Merritt sighed and drained the last of his glass.

“What time did the phone ring the next morning?”

“At about ten o’clock. Hayley in mild hysterics. Enid and Glenys have gone stark raving mad, she said. Found cowering in the corner of a derelict building at Chilworth Gunpowder Mills. Attacked a dog walker with pitchforks, she said. Might lose his leg, apparently. Armed response unit called in. Started jabbering about Russians and Catholics and battlefield nukes. Four hour standoff before they surrendered, it seems. House full of whacko conspiracy books and Nazi symbolism. Must have suffered some kind of collective psychosis. Currently detained indefinitely in what used to be the county asylum. I made a series of convincing sympathetic noises as she relayed all this to me.”

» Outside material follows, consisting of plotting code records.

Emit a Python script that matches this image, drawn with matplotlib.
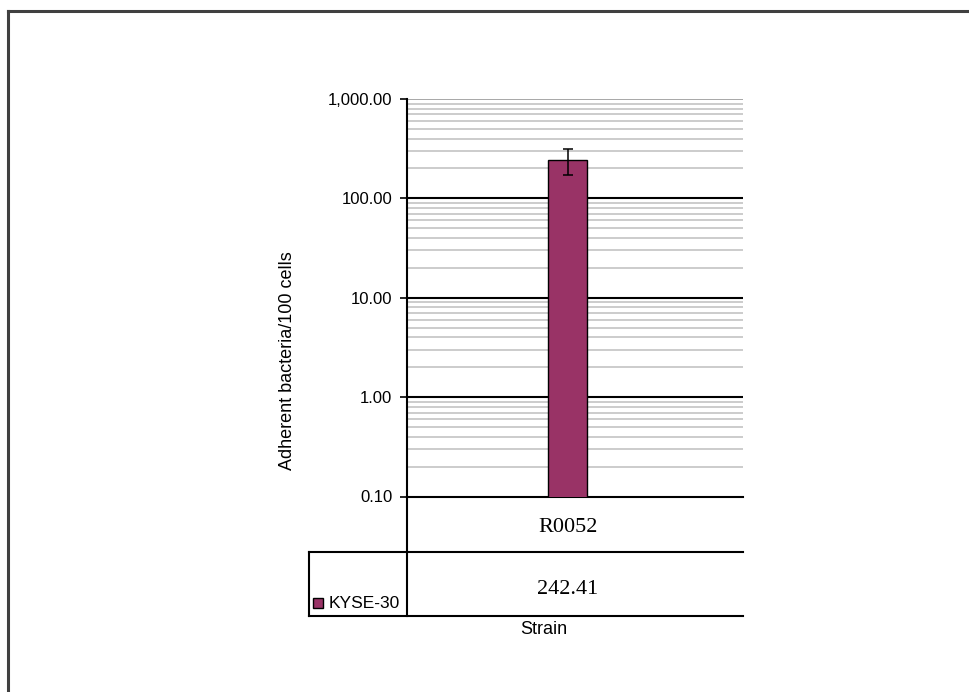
#!/usr/bin/env python3

import matplotlib
matplotlib.use("Agg")
import matplotlib.pyplot as plt
from matplotlib.lines import Line2D
from matplotlib.patches import Rectangle
from matplotlib.ticker import FixedLocator, FuncFormatter, NullFormatter

# data
strains = ['R0052']
series_name = 'KYSE-30'
adherence = [242.41]
adherence_err = [70.0]
ytick_vals = [0.1, 1, 10, 100, 1000]
minor_subs = [2, 3, 4, 5, 6, 7, 8, 9]

BAR_COLOR = '#993366'
W, H = 969, 692


def px(x, y):
    # pixel position -> figure fraction
    return x / W, 1 - y / H


def main():
    plt.rcParams['font.family'] = ['Liberation Sans', 'DejaVu Sans']
    fig = plt.figure(figsize=(W / 100, H / 100), dpi=100)

    left, top = px(407, 99)
    right, bottom = px(743, 496.5)
    ax = fig.add_axes([left, bottom, right - left, top - bottom])

    xpos = list(range(len(strains)))
    ax.bar(xpos, adherence, width=0.116, color=BAR_COLOR, edgecolor='black',
           linewidth=1.0, zorder=3)
    ax.errorbar(xpos, adherence, yerr=adherence_err, fmt='none',
                ecolor='black', elinewidth=1.1, capsize=3.3, capthick=1.1,
                zorder=4)

    ax.set_yscale('log')
    ax.set_ylim(ytick_vals[0], ytick_vals[-1])
    ax.set_xlim(-0.478, 0.522)

    ax.yaxis.set_major_locator(FixedLocator(ytick_vals))
    ax.yaxis.set_major_formatter(FuncFormatter(lambda v, p: f"{v:,.2f}"))
    minors = [s * v for v in ytick_vals[:-1] for s in minor_subs]
    ax.yaxis.set_minor_locator(FixedLocator(minors))
    ax.yaxis.set_minor_formatter(NullFormatter())
    ax.tick_params(axis='y', which='major', length=5, width=1.2,
                   pad=5.5, labelsize=12, color='black')
    ax.tick_params(axis='y', which='minor', length=0)
    ax.tick_params(axis='x', length=0, labelbottom=False)

    # gridlines
    for v in minors:
        ax.axhline(v, color='#c8c8c8', lw=1.3, zorder=1)
    for v in ytick_vals[1:-1]:
        ax.axhline(v, color='black', lw=1.5, zorder=2)
    ax.axhline(ytick_vals[-1], color='#a0a0a0', lw=1.3, zorder=2)

    for s in ['top', 'right']:
        ax.spines[s].set_visible(False)
    ax.spines['left'].set_linewidth(1.5)
    ax.spines['bottom'].set_linewidth(1.5)

    # data table under the chart
    def hline(x0, x1, y):
        a, b = px(x0, y)
        c, d = px(x1, y)
        fig.add_artist(Line2D([a, c], [b, d], color='black', lw=1.5,
                              transform=fig.transFigure))

    def vline(x, y0, y1):
        a, b = px(x, y0)
        c, d = px(x, y1)
        fig.add_artist(Line2D([a, c], [b, d], color='black', lw=1.5,
                              transform=fig.transFigure))

    hline(309, 743, 552)
    hline(309, 743, 615.5)
    vline(407, 496.5, 615.5)
    vline(309, 552, 615.5)

    trans = matplotlib.transforms.blended_transform_factory(ax.transData,
                                                            fig.transFigure)
    for x, name, val in zip(xpos, strains, adherence):
        fig.text(x, px(0, 527)[1], name, transform=trans, ha='center',
                 va='center', fontsize=16, family='Liberation Serif')
        fig.text(x, px(0, 589)[1], f"{val:.2f}", transform=trans,
                 ha='center', va='center', fontsize=16,
                 family='Liberation Serif')

    # legend key in the table
    kx, ky = px(313, 608)
    kw = 10 / W
    kh = 10 / H
    fig.add_artist(Rectangle((kx, ky), kw, kh, facecolor=BAR_COLOR,
                             edgecolor='black', lw=1.0,
                             transform=fig.transFigure))
    tx, ty = px(329, 603)
    fig.text(tx, ty, series_name, ha='left', va='center', fontsize=12.5)

    sx, sy = px(543.5, 630)
    fig.text(sx, sy, 'Strain', ha='center', va='center', fontsize=13)

    lx, ly = px(287.5, 361)
    fig.text(lx, ly, 'Adherent bacteria/100 cells', rotation=90,
             ha='center', va='center', fontsize=13)

    # outer frame (only top and left edges are visible)
    a, b = px(8, 11)
    fig.add_artist(Line2D([a, 1.01], [b, b], color='#404040', lw=2.2,
                          transform=fig.transFigure))
    fig.add_artist(Line2D([a, a], [b, -0.01], color='#404040', lw=2.2,
                          transform=fig.transFigure))

    fig.savefig('out.png', dpi=100)
    plt.close()


if __name__ == '__main__':
    main()
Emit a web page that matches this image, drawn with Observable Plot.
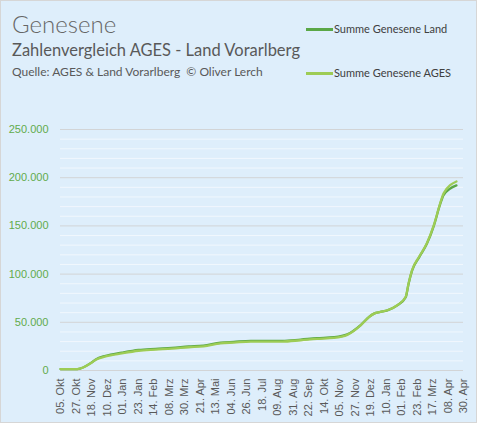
<!DOCTYPE html>
<html>
<head>
<meta charset="utf-8">
<script src="https://cdn.jsdelivr.net/npm/d3@7"></script>
<script src="https://cdn.jsdelivr.net/npm/@observablehq/plot@0.6"></script>
<style>
  html, body { margin: 0; padding: 0; background: #ffffff; }
  #wrap { position: relative; width: 479px; height: 425px; overflow: hidden; }
  #box { position: absolute; left: 0; top: 0; width: 475px; height: 421px; border: 1px solid #d6d6d6; background: #deeefb; }
  #chart { position: absolute; left: 0; top: 0; }
  .t { position: absolute; font-family: Lato, "Open Sans", sans-serif; color: #595959; white-space: nowrap; line-height: 1; }
  #title { left: 12px; top: 12px; font-size: 24px; font-weight: 300; color: #666666; }
  #subtitle { left: 12px; top: 42px; font-size: 16.5px; }
  #source { left: 12px; top: 66px; font-size: 12px; }
  .leg { position: absolute; font-family: Lato, "Open Sans", sans-serif; font-size: 11px; color: #404040; white-space: nowrap; line-height: 1; }
  .sw { position: absolute; width: 27px; height: 2.5px; }
</style>
</head>
<body>
<div id="wrap">
  <div id="box"></div>
  <div id="chart"></div>
  <div class="t" id="title">Genesene</div>
  <div class="t" id="subtitle">Zahlenvergleich AGES - Land Vorarlberg</div>
  <div class="t" id="source">Quelle: AGES &amp; Land Vorarlberg &nbsp;© Oliver Lerch</div>
  <div class="sw" style="left:306px; top:28px; background:#5aa746"></div>
  <div class="leg" style="left:334px; top:23px">Summe Genesene Land</div>
  <div class="sw" style="left:306px; top:72px; background:#9dcc55"></div>
  <div class="leg" style="left:334px; top:67px">Summe Genesene AGES</div>
</div>
<script>
// ---- data ----
const dates = [
  "2020-10-05","2020-10-29","2020-11-18","2020-11-24","2020-12-08","2020-12-31",
  "2021-01-24","2021-02-17","2021-03-12","2021-04-05","2021-04-26","2021-05-20",
  "2021-06-08","2021-07-02","2021-08-16","2021-09-11","2021-10-04","2021-10-28",
  "2021-11-16","2021-12-05","2021-12-17","2021-12-24","2022-01-02","2022-01-12",
  "2022-01-26","2022-02-07","2022-02-11","2022-02-16","2022-02-26","2022-03-09",
  "2022-03-19","2022-03-28","2022-04-02","2022-04-20"
];
const ages = [
  1500, 1500, 8000, 11100, 14600, 17800,
  20500, 21700, 22700, 24100, 25100, 28200,
  29000, 30000, 30000, 31400, 32800, 33800,
  37000, 46900, 55500, 59000, 60700, 62500,
  67700, 76400, 90300, 104200, 118000, 132000,
  151000, 173600, 184000, 196000
];
const land = [
  1500, 1500, 8200, 11500, 15200, 18500,
  21300, 22500, 23500, 24900, 25900, 28800,
  29700, 30700, 30700, 32100, 33500, 34500,
  37500, 47100, 55600, 59000, 60700, 62400,
  67500, 76000, 89800, 103600, 117400, 131400,
  150400, 172800, 182300, 192000
];
const tickLabels = [
  "05. Okt","27. Okt","18. Nov","10. Dez","01. Jan","23. Jan","14. Feb","08. Mrz",
  "30. Mrz","21. Apr","13. Mai","04. Jun","26. Jun","18. Jul","09. Aug","31. Aug",
  "22. Sep","14. Okt","05. Nov","27. Nov","19. Dez","10. Jan","01. Feb","23. Feb",
  "17. Mrz","08. Apr","30. Apr"
];
const yMajor = [0, 50000, 100000, 150000, 200000, 250000];
const yMinor = [10000,20000,30000,40000,60000,70000,80000,90000,110000,120000,130000,140000,160000,170000,180000,190000,210000,220000,230000,240000];

// ---- build ----
const start = new Date(Date.UTC(2020, 9, 5));
const tickDates = tickLabels.map((_, i) => d3.utcDay.offset(start, 22 * i));
const labelMap = new Map(tickDates.map((d, i) => [+d, tickLabels[i]]));
const parse = d3.utcParse("%Y-%m-%d");
const landData = dates.map((d, i) => ({date: parse(d), value: land[i]}));
const agesData = dates.map((d, i) => ({date: parse(d), value: ages[i]}));
const fmt = d => d3.format(",")(d).replace(/,/g, ".");

const chart = Plot.plot({
  width: 479,
  height: 425,
  marginLeft: 60,
  marginRight: 16,
  marginTop: 129,
  marginBottom: 55,
  style: {background: "transparent", fontFamily: "'Liberation Sans', Arial, sans-serif", fontSize: "11px", color: "#595959"},
  x: {type: "utc", domain: [tickDates[0], tickDates[tickDates.length - 1]]},
  y: {domain: [0, 250000]},
  marks: [
    Plot.ruleY(yMinor, {stroke: "#f1f7fd", strokeWidth: 1}),
    Plot.ruleY(yMajor, {stroke: "#d2d4d6", strokeWidth: 1}),
    Plot.axisX({ticks: tickDates, tickFormat: d => labelMap.get(+d), tickRotate: -90, tickSize: 0, tickPadding: 8, label: null, fill: "#595959", fontSize: 11}),
    Plot.axisY({ticks: yMajor, tickFormat: fmt, tickSize: 0, tickPadding: 12, label: null, fill: "#62ab4c", fontSize: 11}),
    Plot.line(landData, {x: "date", y: "value", stroke: "#5aa746", strokeWidth: 2.3, curve: "monotone-x"}),
    Plot.line(agesData, {x: "date", y: "value", stroke: "#9dcc55", strokeWidth: 2.3, curve: "monotone-x"})
  ]
});
document.getElementById("chart").appendChild(chart);
</script>
</body>
</html>
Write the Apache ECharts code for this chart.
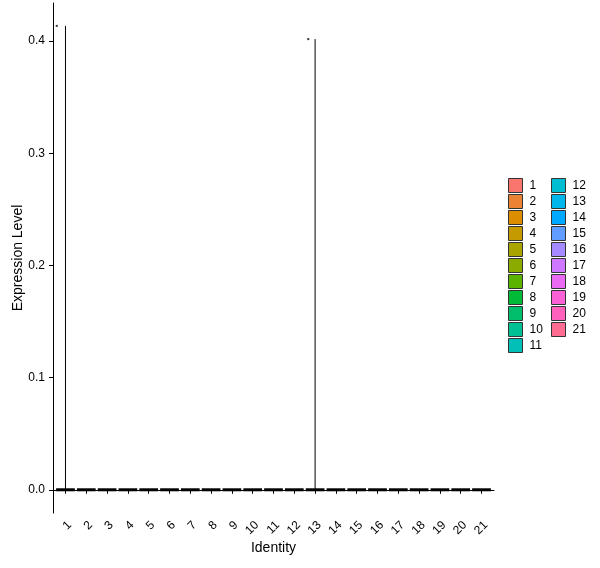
<!DOCTYPE html>
<html>
<head>
<meta charset="utf-8">
<script src="https://cdn.jsdelivr.net/npm/echarts@6/dist/echarts.min.js"></script>
<style>
  html, body { margin: 0; padding: 0; background: #fff; }
  #chart { width: 600px; height: 568px; }
</style>
</head>
<body>
<div id="chart"></div>
<script>
// clusters and their colours
const clusters = ['1', '2', '3', '4', '5', '6', '7', '8', '9', '10', '11',
    '12', '13', '14', '15', '16', '17', '18', '19', '20', '21'];
const clusterColors = ['#F8766D', '#EB8335', '#DC8E00', '#C59900', '#A9A400', '#8CAB00', '#5BB300',
    '#00BA38', '#00BE6C', '#00C094', '#00C0B8', '#00BDD2', '#00B6EB', '#00A9FF',
    '#619CFF', '#A58AFF', '#CF78FF', '#EA6AF1', '#FB61D7', '#FF61BD', '#FF6C91'];
// top of each (flat) violin, most clusters are all zero
const violinTop = [0.4136, 0, 0, 0, 0, 0, 0, 0, 0, 0, 0,
    0, 0.4018, 0, 0, 0, 0, 0, 0, 0, 0];
// jittered non-zero cells
const pointX = [0.58, 12.67];
const pointY = [0.4136, 0.4018];
const yTicks = [0, 0.1, 0.2, 0.3, 0.4];

const chart = echarts.init(document.getElementById('chart'));
const font = 'Liberation Sans, Arial, sans-serif';
const xPos = clusters.map((c, i) => i + 1);

function renderViolin(params, api) {
    const x = api.value(0);
    const top = api.value(1);
    const a = api.coord([x - 0.45, 0]);
    const b = api.coord([x + 0.45, 0]);
    const children = [{
        type: 'line',
        shape: { x1: a[0], y1: a[1], x2: b[0], y2: b[1] },
        style: { stroke: '#000', lineWidth: 3 }
    }];
    if (top > 0) {
        const c0 = api.coord([x, 0]);
        const c1 = api.coord([x, top]);
        children.push({
            type: 'line',
            shape: { x1: c0[0], y1: c0[1], x2: c1[0], y2: c1[1] },
            style: { stroke: '#000', lineWidth: 1 }
        });
    }
    return { type: 'group', children: children };
}

const series = clusters.map((name, i) => ({
    name: name,
    type: 'custom',
    renderItem: renderViolin,
    itemStyle: { color: clusterColors[i] },
    data: [[i + 1, violinTop[i]]],
    z: 2
}));
series.push({
    name: 'cells',
    type: 'scatter',
    symbol: 'rect',
    symbolSize: 2,
    itemStyle: { color: '#000' },
    data: pointX.map((x, i) => [x, pointY[i]]),
    z: 3
});

const legendBase = {
    orient: 'vertical',
    top: 173,
    icon: 'rect',
    itemWidth: 14,
    itemHeight: 14,
    itemGap: 1,
    selectedMode: false,
    itemStyle: { borderColor: '#333', borderWidth: 1 },
    textStyle: { fontFamily: font, fontSize: 12, color: '#000', lineHeight: 14, padding: [0, 0, 0, 2] }
};

const option = {
    animation: false,
    backgroundColor: '#fff',
    grid: { left: 53, right: 106, top: 3, bottom: 55, outerBoundsMode: 'none' },
    legend: [
        Object.assign({}, legendBase, { left: 503, data: clusters.slice(0, 11) }),
        Object.assign({}, legendBase, { left: 546, data: clusters.slice(11) })
    ],
    xAxis: {
        type: 'value',
        min: 0.4,
        max: 21.6,
        name: 'Identity',
        nameLocation: 'middle',
        nameGap: 28,
        nameMoveOverlap: false,
        nameTextStyle: { fontFamily: font, fontSize: 14, color: '#000' },
        axisLine: { lineStyle: { color: '#000', width: 1 } },
        axisTick: { customValues: xPos, length: 4, lineStyle: { color: '#000' } },
        axisLabel: {
            customValues: xPos,
            rotate: 45,
            margin: 6,
            verticalAlign: 'top',
            fontFamily: font,
            fontSize: 12,
            color: '#000',
            formatter: v => clusters[Math.round(v) - 1]
        },
        splitLine: { show: false }
    },
    yAxis: {
        type: 'value',
        min: -0.0207,
        max: 0.434,
        name: 'Expression Level',
        nameLocation: 'middle',
        nameGap: 28,
        nameMoveOverlap: false,
        nameTextStyle: { fontFamily: font, fontSize: 14, color: '#000' },
        axisLine: { show: true, lineStyle: { color: '#000', width: 1 } },
        axisTick: { show: true, customValues: yTicks, length: 4, lineStyle: { color: '#000' } },
        axisLabel: {
            customValues: yTicks,
            margin: 8,
            fontFamily: font,
            fontSize: 12,
            color: '#000',
            formatter: v => v.toFixed(1)
        },
        splitLine: { show: false }
    },
    series: series
};
chart.setOption(option);
</script>
</body>
</html>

Larkin finished his drink and sat back. “A hugely successful operation all round, really. Quite humanely done. And to think you accused me of something as blunt and crude as murder just a few minutes ago.”

Merritt turned this over in his mind for a few moments. The Albanians had returned to their table in a more convivial mood and were now engaged in a noisy physical contest that fell somewhere between arm wrestling and torture.

“Larkin, you are sitting in a dingy city centre pub drinking out of date miniature wines surrounded by volatile foreigners. And by your own admission, Hayley, upon whom your future idle rich lifestyle depended upon, is long gone. There must have been a rather large fly in the ointment.”

Larkin screwed up his face and sighed.

“Timing,” he moaned. “I am a victim of timing. Just as all this came to fruition, the Russians did actually invade Ukraine.”

“What of it? Blackheath Common isn’t anywhere near Ukraine.”

“Quite correct, old chap, quite correct. But despite my best efforts to persuade her otherwise, she has convinced herself the incident at her aunts’ house is connected to the current military situation in eastern Europe. Some kind of psy-op, she thinks. Like that business up at Salisbury with the nerve gas. She believes they were testing some kind of hallucinogenic chemical weapon out and the Icke books and swastikas were planted there by Russian spies as a cover for it all. That is what she thinks led to the whole psychotic episode business and subsequent sectioning of both her only living relatives.”

“But surely that doesn’t affect the whole power of attorney business? The money is safe. All you have to do is nod and agree, say yes, dear and continue to have joyless relations with her now and again until you’re home and dry and legally entitled to half of it, surely?”

“Not really. She’s in the process of donating all of the money to the Ukrainian war effort. In fact, she is out in Ukraine right now firing rockets at Russian tanks.”

“Ah. I see. So near, yet so far away.”

“The last text I got from her was to say she’d fallen in love with a Lithuanian mercenary called Modestas. Said she was very sorry and all that but his life goals are more aligned with hers than mine will ever be. Said they’d just immobilised a T-14 together with some C4 and half a dozen grenades. I wouldn’t even know which way up to hold a grenade, let alone blow up a tank with one. ”

“An unlucky break,” said Merritt glancing anxiously at his watch and gathering up his jacket. “But that’s always been the problem with women, old chap. Nothing’s ever really good enough for them.”